Stream temperatures are looking good for steelhead to move into the creeks, but most stream levels remain low. The recent rain has helped, although smaller stream levels did not come up very much. Additional precipitation should be more impactful. Cattaraugus Creek currently has moderate, stained flow. The Catt is a top option when conditions permit as it was previously producing steelhead catches in the lower section. Eighteenmile Creek currently has slightly low flow, while Canadaway and Chautauqua Creeks remain low. Anglers can target staging steelhead off the Cattaraugus Creek breakwall (at mouth) or by wading off creek mouths and casting spoons and spinners.

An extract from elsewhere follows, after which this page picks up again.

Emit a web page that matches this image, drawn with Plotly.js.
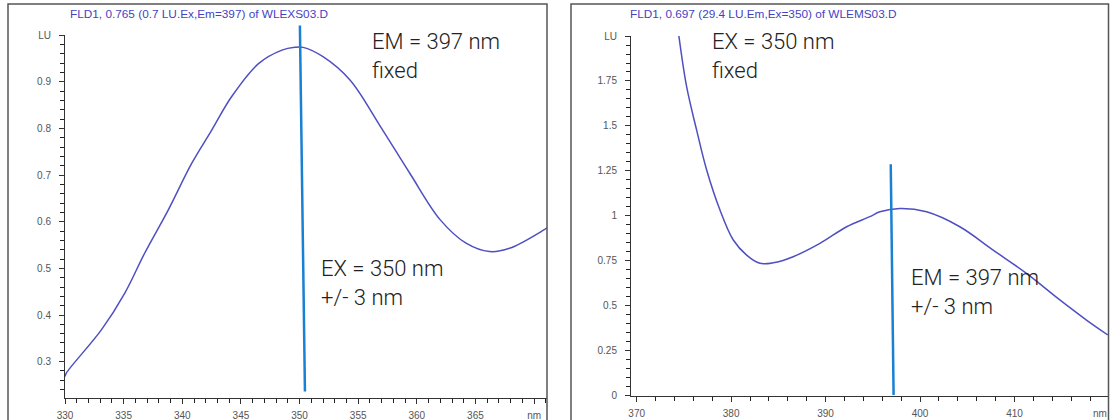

Heavy rains and cooler temperatures should trigger runs of fish in the tributaries off Lake Ontario, especially at 18 Mile Creek and Burt Dam. Roy Letcher of Newfane reports that some salmon can be found scattered in 18 Mile Creek now, with limited numbers at the dam. Use salmon skein under a float in the creek, using a small boat to gain access to the deeper holes. Fisherman’s Park at Burt Dam is open, but they are not charging yet for parking. Cost will remain at $3/person when they do open, when the fish arrive in any numbers. Off the piers, Letcher prefers J-13 Rapalas or casting Moonshine and Cleo spoons. Karen Evarts at The Boat Doctors in Olcott reports that pier action has been decent in Olcott for a mix of salmon, trout, and pike. Glow in the dark spoons were the hot ticket from her shop. If you are able to make it into the lake this weekend, head to deep water for more stable conditions, 400 to 500-foot depths and beyond. Target the top 100 feet of water with spoons. You can also try and target mature kings staging off the piers in Wilson and Olcott. Perch action in Wilson was good this week according to Evarts.

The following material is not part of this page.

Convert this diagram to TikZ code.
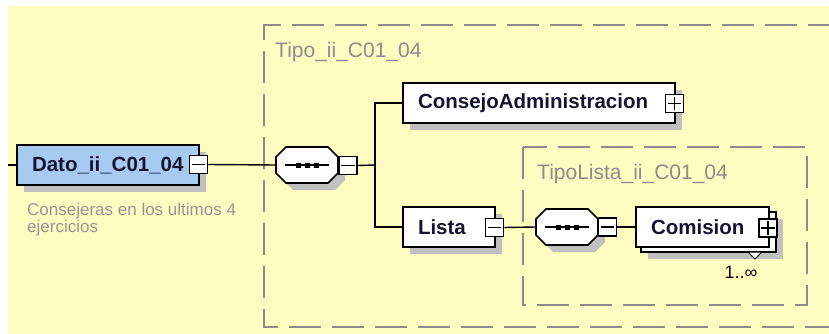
\documentclass[tikz,border=0pt]{standalone}
\usepackage{fontspec}
\setmainfont{Liberation Sans}
\usetikzlibrary{shadows}

\definecolor{bgyellow}{RGB}{255,252,194}
\definecolor{datoblue}{RGB}{166,202,240}
\definecolor{shadegray}{RGB}{192,192,192}
\definecolor{framegray}{RGB}{140,140,140}
\definecolor{notegray}{RGB}{150,150,150}
\definecolor{elemtext}{RGB}{20,20,50}

\begin{document}
\begin{tikzpicture}[x=1pt,y=-1pt]
		\tikzset{elem/.style = {draw, line width=1.6pt, fill=white, minimum height=40pt, inner xsep=15pt, inner ysep=0pt, align=left, text=elemtext, font=\fontsize{20.5}{24}\selectfont\bfseries},
			shadowed/.style = {drop shadow={shadow xshift=7pt, shadow yshift=-7pt, fill=shadegray, opacity=1}},
			toggle/.style = {draw, line width=1.5pt, fill=white, minimum width=18pt, minimum height=18pt, inner sep=0pt},
			seq/.style = {minimum width=62pt, minimum height=36pt, inner sep=0pt},
			sequence/.pic = {
				\fill[shadegray] (-14,-11) -- (28,-11) -- (38,-1) -- (38,15) -- (28,25) -- (-14,25) -- (-24,15) -- (-24,-1) -- cycle;
				\draw[line width=1.6pt, fill=white] (-21,-18) -- (21,-18) -- (31,-8) -- (31,8) -- (21,18) -- (-21,18) -- (-31,8) -- (-31,-8) -- cycle;
				\draw[line width=1.3pt] (-22,0) -- (22,0);
				\foreach \dx in {-9,0,9}
					\fill (\dx-2.5,-2.5) rectangle (\dx+2.5,2.5);
			},
			frame/.style = {draw=framegray, line width=1.8pt, dash pattern=on 32pt off 11pt},
			framelabel/.style = {text=framegray, font=\fontsize{21}{25}\selectfont, anchor=base west, inner sep=0pt},
			link/.style = {line width=1.4pt}}

		\useasboundingbox (0,0) rectangle (829,334);
		\fill[bgyellow] (8,6) rectangle (829,334);

		% type frames
		\draw[frame] (840,25) -- (264,25) -- (264,327) -- (840,327);
		\draw[frame] (523,147) rectangle (807,305);
		\node[framelabel] (tipo) at (275,58) {Tipo\_ii\_C01\_04};
		\node[framelabel] (tipolista) at (537,179) {TipoLista\_ii\_C01\_04};

		% root element
		\coordinate (entry) at (8,165);
		\node[elem, shadowed, fill=datoblue, text width=152pt] (dato) at (108,165) {Dato\_ii\_C01\_04};
		\node[toggle] (dato_t) at (198.5,164.5) {};
		\node[anchor=north west, inner sep=0pt, align=left, text=notegray, font=\fontsize{17}{17}\selectfont] (dato_note) at (27,203) {Consejeras en los ultimos 4\\ejercicios};

		% first sequence
		\node[seq] (seq_1) at (307,165) {};
		\pic at (seq_1.center) {sequence};
		\node[toggle] (seq_1_t) at (348,165.5) {};
		\coordinate (fork) at (375,165);

		\node[elem, shadowed, text width=242pt] (consejo) at (539,103) {ConsejoAdministracion};
		\node[toggle] (consejo_t) at (674.5,103.5) {};
		\node[elem, shadowed, text width=62pt] (lista) at (449,227) {Lista};
		\node[toggle] (lista_t) at (494.5,227.5) {};

		% second sequence
		\node[seq] (seq_2) at (567,227) {};
		\pic at (seq_2.center) {sequence};
		\node[toggle] (seq_2_t) at (607.5,227) {};

		\node[elem, shadowed, text width=105pt] (comision_b) at (708.5,232) {};
		\node[elem, text width=103pt] (comision) at (702.5,227) {Comision};
		\node[toggle] (comision_t) at (768,228) {};
		\draw[line width=1pt, fill=white] (748,252) -- (762,252) -- (755,259) -- cycle;
		\node[inner sep=0pt, text=black!85!red, font=\fontsize{18}{18}\selectfont] (mult) at (741,272) {1..∞};

		% minus and plus signs
		\foreach \t in {dato_t,seq_1_t,lista_t,seq_2_t,consejo_t,comision_t}
			\draw[link] ([xshift=3pt]\t.west) -- ([xshift=-3pt]\t.east);
		\foreach \t in {consejo_t,comision_t}
			\draw[link] ([yshift=3pt]\t.south) -- ([yshift=-3pt]\t.north);

		\draw[link] (entry) -- (dato.west);
		\draw[link] (dato_t.east) -- (seq_1.west);
		\draw[link] (seq_1_t.east) -- (fork);
		\draw[link] (fork) |- (consejo.west);
		\draw[link] (fork) |- (lista.west);
		\draw[link] (lista_t.east) -- (seq_2.west);
		\draw[link] (seq_2_t.east) -- (comision.west);

	\end{tikzpicture}
\end{document}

Lower Niagara River action for salmon has finally turned on according to Lisa Drabczyk of Creek Road Bait and Tackle in Lewiston. Devil’s Hole area has been a good place to be, either off the NYPA fishing platform or from a boat drifting with treated egg skein. Boaters were doing better last week, but they are still catching fish from both spots. Casting glow spoons, spinners or Rat-L-Traps will work. Walleyes and bass are hitting downriver and on the Niagara Bar. Popular drifts in the river include Stella’s and Peggy’s Eddy, as well as the Coast Guard. Be forewarned that there is some regular maintenance taking place along some of the Artpark trails in the gorge for some scaling work. The upper trail is closed, but the lower trail is partially open including ¾ of that trail and the 3 designated fishing areas. Lake trout season closes Oct. 1. If you do catch any lake trout moving into the river to spawn, make sure you release the fish quickly and without harm to them. The season will re-open December 1. In the upper river, Capt. Connor Cinelli of Grand Island reports that bass fishing has been good around Strawberry Island. The crab bite has switched to a shiner bite. Some perch have been showing up, with a lot of little ones mixed in with some nice keepers. Remember that Canadian waters are still closed from any kind of fishing from this side of the border.